I don’t know why, but I’ve always pictured Alaska as huge grasslands, mostly yellow-brown. I’ve seen pictures of it, too. That’s a different part of Alaska. Here, we have trees. Yes, trees.
Plus, the lodge sits on a bit of a hill, and we look across an inlet at a huge peak full of all kinds of wonderful gorges and pockets.
Every time I look out at it, the light on it has changed and I want to take another picture.
So—I’ve mentioned trees, but not people. Somehow I always have trouble mentioning the people. I tend to have big problems in my stories when I review that page I just wrote describing the snowflakes flickering around the campfire, and the wind beating on the pine branches while two characters sit next to the fire and talk—oh, wait…I have ten other characters around here somewhere. Now where did they go? (Fact: it happened a couple chapters back.)

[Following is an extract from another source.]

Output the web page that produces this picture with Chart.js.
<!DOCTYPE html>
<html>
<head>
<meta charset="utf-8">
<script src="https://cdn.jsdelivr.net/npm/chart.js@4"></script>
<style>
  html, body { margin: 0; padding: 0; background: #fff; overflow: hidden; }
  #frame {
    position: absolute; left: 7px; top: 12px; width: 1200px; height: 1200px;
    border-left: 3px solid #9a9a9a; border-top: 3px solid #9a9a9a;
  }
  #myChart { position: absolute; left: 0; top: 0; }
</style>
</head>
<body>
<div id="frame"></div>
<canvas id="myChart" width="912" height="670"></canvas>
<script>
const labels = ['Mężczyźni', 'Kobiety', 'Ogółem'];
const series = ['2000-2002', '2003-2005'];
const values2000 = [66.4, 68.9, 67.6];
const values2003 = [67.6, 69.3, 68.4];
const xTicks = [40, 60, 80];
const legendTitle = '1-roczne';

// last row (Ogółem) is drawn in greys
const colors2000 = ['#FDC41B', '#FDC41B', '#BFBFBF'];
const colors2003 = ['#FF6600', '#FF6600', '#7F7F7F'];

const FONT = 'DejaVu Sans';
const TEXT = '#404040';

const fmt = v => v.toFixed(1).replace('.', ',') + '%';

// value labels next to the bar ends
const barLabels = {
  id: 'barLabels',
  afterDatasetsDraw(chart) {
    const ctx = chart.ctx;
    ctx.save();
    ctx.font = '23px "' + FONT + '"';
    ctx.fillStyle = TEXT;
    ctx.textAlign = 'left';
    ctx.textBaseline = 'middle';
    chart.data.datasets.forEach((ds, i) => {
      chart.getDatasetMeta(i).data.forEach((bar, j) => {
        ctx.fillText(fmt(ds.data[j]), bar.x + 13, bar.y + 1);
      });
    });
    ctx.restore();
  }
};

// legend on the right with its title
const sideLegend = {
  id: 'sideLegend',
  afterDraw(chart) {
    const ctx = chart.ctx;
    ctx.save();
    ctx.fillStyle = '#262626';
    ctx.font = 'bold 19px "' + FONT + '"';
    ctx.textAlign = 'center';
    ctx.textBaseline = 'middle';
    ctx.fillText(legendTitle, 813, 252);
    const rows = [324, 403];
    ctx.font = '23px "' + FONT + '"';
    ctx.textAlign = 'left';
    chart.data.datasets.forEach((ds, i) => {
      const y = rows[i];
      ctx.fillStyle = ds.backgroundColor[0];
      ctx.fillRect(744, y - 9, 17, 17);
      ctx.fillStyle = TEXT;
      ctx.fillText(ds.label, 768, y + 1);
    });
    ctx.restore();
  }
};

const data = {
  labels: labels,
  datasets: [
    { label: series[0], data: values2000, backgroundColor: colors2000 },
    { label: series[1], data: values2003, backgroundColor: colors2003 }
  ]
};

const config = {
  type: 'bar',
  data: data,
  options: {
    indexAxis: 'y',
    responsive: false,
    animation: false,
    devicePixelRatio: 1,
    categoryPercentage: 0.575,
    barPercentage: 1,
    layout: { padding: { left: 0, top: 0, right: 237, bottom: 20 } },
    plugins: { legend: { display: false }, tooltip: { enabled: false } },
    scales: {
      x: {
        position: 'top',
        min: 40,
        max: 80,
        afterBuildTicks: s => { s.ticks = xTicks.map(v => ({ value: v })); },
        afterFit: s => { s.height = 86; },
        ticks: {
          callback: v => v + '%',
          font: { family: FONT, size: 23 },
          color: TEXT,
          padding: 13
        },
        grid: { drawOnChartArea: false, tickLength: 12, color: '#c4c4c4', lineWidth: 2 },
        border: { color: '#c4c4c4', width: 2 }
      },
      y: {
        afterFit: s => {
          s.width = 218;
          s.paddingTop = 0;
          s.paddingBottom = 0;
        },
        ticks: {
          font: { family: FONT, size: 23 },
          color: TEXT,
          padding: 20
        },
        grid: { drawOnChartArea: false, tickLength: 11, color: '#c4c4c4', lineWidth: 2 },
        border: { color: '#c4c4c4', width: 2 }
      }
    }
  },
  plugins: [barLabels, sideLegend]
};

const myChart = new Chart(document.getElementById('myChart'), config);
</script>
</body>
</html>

I like trees better. They stand still while you look at them and don’t give you a dozen names at once which you can barely hear and never remember.
Are you confused now? That’s how I felt as I scrambled down the steps of the Navajo—not knowing yet that it was the Navajo—onto a gravel airstrip and found about a dozen people waiting for me.

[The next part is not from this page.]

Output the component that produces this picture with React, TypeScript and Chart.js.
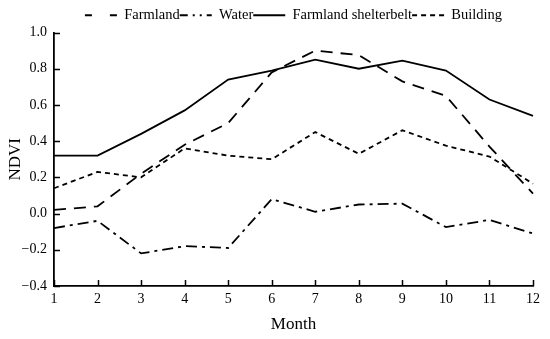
import { useEffect, useRef } from "react";
import { Chart, registerables } from "chart.js";
Chart.register(...registerables);

const months = ["1", "2", "3", "4", "5", "6", "7", "8", "9", "10", "11", "12"];
const farmland = [0.02, 0.04, 0.22, 0.38, 0.5, 0.78, 0.9, 0.875, 0.73, 0.65, 0.37, 0.11];
const water = [-0.08, -0.04, -0.22, -0.18, -0.19, 0.08, 0.01, 0.05, 0.055, -0.075, -0.035, -0.11];
const shelterbelt = [0.32, 0.32, 0.44, 0.57, 0.74, 0.79, 0.85, 0.8, 0.845, 0.79, 0.63, 0.54];
const building = [0.14, 0.23, 0.2, 0.36, 0.32, 0.3, 0.45, 0.33, 0.46, 0.375, 0.315, 0.165];
const yTicks = [-0.4, -0.2, 0, 0.2, 0.4, 0.6, 0.8, 1.0];

const FONT = "'Liberation Serif', 'Times New Roman', serif";

const legendDashes: Record<string, number[]> = {
  Farmland: [7, 18],
  Water: [8, 5, 2, 5, 2, 5],
  "Farmland shelterbelt": [],
  Building: [5, 4],
};

const innerTicks = {
  id: "innerTicks",
  afterDatasetsDraw(chart: any) {
    const ctx: CanvasRenderingContext2D = chart.ctx;
    const xs = chart.scales["x"];
    const ys = chart.scales["y"];
    const area = chart.chartArea;
    ctx.save();
    ctx.strokeStyle = "#000000";
    ctx.lineWidth = 1.5;
    ctx.setLineDash([]);
    ctx.beginPath();
    months.forEach((_m, i) => {
      const px = Math.round(xs.getPixelForValue(i)) + 0.5;
      ctx.moveTo(px, area.bottom);
      ctx.lineTo(px, area.bottom - 6);
    });
    yTicks.forEach((v) => {
      const py = Math.round(ys.getPixelForValue(v)) + 0.5;
      ctx.moveTo(area.left, py);
      ctx.lineTo(area.left + 6, py);
    });
    ctx.stroke();
    ctx.restore();
  },
};

export default function App() {
  const ref = useRef<HTMLCanvasElement | null>(null);
  useEffect(() => {
    if (!ref.current) return;
    const mk = (label: string, data: number[], dash: number[]) => ({
      label,
      data,
      borderColor: "#000",
      backgroundColor: "#000",
      borderWidth: 1.8,
      borderDash: dash,
      pointRadius: 0,
      tension: 0,
      fill: false,
    });
    const chart = new Chart(ref.current, {
      type: "line",
      data: {
        labels: months,
        datasets: [
          mk("Farmland", farmland, [12, 8]),
          mk("Water", water, [11, 5, 3, 5]),
          mk("Farmland shelterbelt", shelterbelt, []),
          mk("Building", building, [5, 4]),
        ],
      },
      plugins: [innerTicks],
      options: {
        animation: false,
        responsive: false,
        maintainAspectRatio: false,
        layout: { padding: { left: 0, right: 17, top: 8, bottom: 0 } },
        plugins: {
          tooltip: { enabled: false },
          legend: {
            position: "top",
            fullSize: false,
            labels: {
              usePointStyle: true,
              pointStyle: "line",
              pointStyleWidth: 32,
              boxHeight: 14,
              padding: 0,
              color: "#000",
              font: { family: FONT, size: 14.5 },
              generateLabels: (chart: any) => {
                const items = Chart.defaults.plugins.legend.labels.generateLabels(chart);
                return items.map((it: any) => ({
                  ...it,
                  lineDash: legendDashes[it.text] || [],
                  lineWidth: 2,
                  pointStyle: "line",
                }));
              },
            },
          },
        },
        scales: {
          x: {
            grid: { drawOnChartArea: false, drawTicks: false },
            border: { display: true, color: "#000", width: 1.8 },
            ticks: { color: "#000", padding: 5, font: { family: FONT, size: 14 }, maxRotation: 0 },
            title: { display: true, text: "Month", color: "#000", font: { family: FONT, size: 17 }, padding: { top: 4, bottom: 4 } },
            afterFit: (s: any) => { s.height = 53; },
          },
          y: {
            min: -0.4,
            max: 1.0,
            grid: { drawOnChartArea: false, drawTicks: false },
            border: { display: true, color: "#000", width: 1.8 },
            ticks: {
              stepSize: 0.2,
              color: "#000",
              padding: 7,
              font: { family: FONT, size: 14 },
              callback: (v: any) => {
                const r = Math.round(Number(v) * 10) / 10;
                return (r < 0 ? "\u2212" : "") + Math.abs(r).toFixed(1);
              },
            },
            title: { display: true, text: "NDVI", color: "#000", font: { family: FONT, size: 17 }, padding: { top: 5, bottom: 4 } },
            afterFit: (s: any) => { s.width = 54; },
          },
        },
      },
    } as any);
    return () => chart.destroy();
  }, []);
  return (
    <div style={{ position: "fixed", left: 0, top: 0, width: 550, height: 339, background: "#fff" }}>
      <canvas ref={ref} width={550} height={339} style={{ width: 550, height: 339 }} />
    </div>
  );
}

Glen and Leyla, who own the lodge, a couple of their children, people from the hanger, a couple guys from the ground crew. Me? Let’s just say I lost track of who was who and who was what.
I didn’t have time to panic, though.
The guys drove off with my luggage, while Leyla collected me and took me up to the lodge. I met three more people—Jael, our cook, and two of the girls I was going to work with.